Your goal
Gather the lines that hold the string "this".

Given data

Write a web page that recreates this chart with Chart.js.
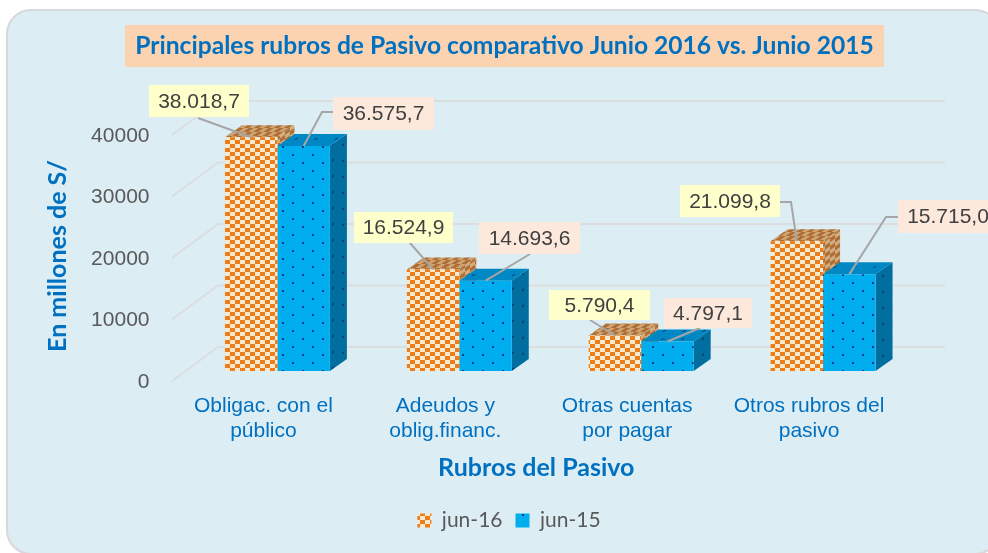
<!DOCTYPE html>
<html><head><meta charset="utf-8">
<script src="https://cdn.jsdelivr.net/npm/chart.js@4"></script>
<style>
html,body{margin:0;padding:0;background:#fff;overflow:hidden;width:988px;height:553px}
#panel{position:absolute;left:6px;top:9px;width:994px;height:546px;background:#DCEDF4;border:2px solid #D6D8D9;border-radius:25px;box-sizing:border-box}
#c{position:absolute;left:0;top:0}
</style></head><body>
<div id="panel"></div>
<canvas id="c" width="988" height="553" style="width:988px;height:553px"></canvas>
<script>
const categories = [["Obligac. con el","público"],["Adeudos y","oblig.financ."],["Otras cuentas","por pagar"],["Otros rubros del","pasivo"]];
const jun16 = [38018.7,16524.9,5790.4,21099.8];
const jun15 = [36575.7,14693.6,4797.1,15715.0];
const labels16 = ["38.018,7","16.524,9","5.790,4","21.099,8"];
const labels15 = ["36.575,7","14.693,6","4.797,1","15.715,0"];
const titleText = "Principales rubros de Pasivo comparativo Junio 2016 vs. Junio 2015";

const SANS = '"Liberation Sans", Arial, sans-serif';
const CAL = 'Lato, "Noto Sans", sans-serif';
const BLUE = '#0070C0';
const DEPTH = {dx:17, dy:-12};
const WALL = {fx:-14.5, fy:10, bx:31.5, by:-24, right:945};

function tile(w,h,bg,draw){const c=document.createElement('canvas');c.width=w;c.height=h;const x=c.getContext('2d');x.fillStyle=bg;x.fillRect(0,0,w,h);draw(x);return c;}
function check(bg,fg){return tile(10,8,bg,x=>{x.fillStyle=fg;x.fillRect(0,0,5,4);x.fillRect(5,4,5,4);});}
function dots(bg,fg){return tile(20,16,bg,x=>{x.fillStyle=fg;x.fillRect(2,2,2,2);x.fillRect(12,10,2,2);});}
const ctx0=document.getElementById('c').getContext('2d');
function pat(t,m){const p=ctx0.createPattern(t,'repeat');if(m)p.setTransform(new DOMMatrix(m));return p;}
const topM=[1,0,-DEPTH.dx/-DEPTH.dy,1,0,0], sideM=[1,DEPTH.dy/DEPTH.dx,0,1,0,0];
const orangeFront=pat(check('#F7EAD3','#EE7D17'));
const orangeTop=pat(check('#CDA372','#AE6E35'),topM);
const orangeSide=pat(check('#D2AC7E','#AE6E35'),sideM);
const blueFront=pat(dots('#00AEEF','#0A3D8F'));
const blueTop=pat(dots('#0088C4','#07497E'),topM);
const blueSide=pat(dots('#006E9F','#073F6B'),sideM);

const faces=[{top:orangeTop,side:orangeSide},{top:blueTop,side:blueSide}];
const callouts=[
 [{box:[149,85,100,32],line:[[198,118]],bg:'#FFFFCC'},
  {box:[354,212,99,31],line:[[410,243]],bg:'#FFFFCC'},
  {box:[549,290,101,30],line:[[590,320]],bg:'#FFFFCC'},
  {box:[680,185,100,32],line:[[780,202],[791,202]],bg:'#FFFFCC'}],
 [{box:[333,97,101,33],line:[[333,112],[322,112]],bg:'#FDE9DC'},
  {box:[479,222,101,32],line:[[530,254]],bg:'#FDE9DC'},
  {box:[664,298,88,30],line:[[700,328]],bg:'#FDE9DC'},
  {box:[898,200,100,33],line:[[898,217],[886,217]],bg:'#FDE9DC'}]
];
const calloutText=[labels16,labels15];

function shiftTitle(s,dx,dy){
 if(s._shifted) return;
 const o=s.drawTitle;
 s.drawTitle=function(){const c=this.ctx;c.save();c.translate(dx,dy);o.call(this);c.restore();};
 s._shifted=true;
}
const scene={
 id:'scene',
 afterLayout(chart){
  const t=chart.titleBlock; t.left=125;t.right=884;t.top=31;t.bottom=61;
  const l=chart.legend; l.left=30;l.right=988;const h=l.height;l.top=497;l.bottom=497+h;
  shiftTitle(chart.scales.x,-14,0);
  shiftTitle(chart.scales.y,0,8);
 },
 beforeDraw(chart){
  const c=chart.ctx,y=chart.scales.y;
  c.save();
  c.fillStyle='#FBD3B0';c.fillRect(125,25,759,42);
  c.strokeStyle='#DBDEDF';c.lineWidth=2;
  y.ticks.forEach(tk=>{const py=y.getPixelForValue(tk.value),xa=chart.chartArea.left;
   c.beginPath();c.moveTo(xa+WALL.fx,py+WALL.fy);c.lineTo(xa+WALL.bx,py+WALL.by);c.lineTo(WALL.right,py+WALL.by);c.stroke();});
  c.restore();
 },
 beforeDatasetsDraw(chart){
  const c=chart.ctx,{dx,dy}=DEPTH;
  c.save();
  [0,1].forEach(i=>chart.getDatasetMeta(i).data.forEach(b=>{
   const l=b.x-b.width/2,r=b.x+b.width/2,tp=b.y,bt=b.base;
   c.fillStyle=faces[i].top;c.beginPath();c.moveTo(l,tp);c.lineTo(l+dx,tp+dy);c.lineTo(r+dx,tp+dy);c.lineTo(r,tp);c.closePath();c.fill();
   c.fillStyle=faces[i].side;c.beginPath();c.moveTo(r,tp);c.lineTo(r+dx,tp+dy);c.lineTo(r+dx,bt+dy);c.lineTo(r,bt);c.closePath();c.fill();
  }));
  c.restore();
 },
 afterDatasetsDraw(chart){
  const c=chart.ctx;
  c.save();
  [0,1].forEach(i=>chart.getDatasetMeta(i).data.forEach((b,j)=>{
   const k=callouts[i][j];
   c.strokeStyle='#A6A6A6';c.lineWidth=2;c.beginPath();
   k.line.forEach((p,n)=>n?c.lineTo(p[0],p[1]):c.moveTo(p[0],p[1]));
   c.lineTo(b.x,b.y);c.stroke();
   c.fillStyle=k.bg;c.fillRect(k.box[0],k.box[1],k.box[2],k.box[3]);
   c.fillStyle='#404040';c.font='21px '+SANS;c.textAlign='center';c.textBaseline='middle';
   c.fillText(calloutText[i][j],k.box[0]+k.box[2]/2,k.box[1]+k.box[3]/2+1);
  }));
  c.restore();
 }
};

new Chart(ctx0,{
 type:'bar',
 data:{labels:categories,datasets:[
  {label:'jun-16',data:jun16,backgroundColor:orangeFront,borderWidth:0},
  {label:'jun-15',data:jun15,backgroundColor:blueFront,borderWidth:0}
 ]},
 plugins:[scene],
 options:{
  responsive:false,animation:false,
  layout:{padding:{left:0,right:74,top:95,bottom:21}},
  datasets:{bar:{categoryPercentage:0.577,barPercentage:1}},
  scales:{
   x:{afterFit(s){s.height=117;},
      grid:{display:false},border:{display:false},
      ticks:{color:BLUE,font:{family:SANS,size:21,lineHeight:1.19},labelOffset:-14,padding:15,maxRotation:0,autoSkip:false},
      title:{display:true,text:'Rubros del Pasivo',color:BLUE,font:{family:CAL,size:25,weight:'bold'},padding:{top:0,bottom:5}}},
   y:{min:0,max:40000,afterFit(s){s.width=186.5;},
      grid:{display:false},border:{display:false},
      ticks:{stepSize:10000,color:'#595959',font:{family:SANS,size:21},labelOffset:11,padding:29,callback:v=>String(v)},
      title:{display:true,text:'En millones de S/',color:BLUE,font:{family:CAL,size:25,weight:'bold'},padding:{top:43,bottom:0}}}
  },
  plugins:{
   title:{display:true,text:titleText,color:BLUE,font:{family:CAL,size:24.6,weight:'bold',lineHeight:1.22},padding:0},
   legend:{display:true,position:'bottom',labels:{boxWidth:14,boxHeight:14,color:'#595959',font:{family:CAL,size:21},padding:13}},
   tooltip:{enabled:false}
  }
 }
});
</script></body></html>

Finished task
Write a web page that recreates this chart with Chart.js.
 s.drawTitle=function(){const c=this.ctx;c.save();c.translate(dx,dy);o.call(this);c.restore();};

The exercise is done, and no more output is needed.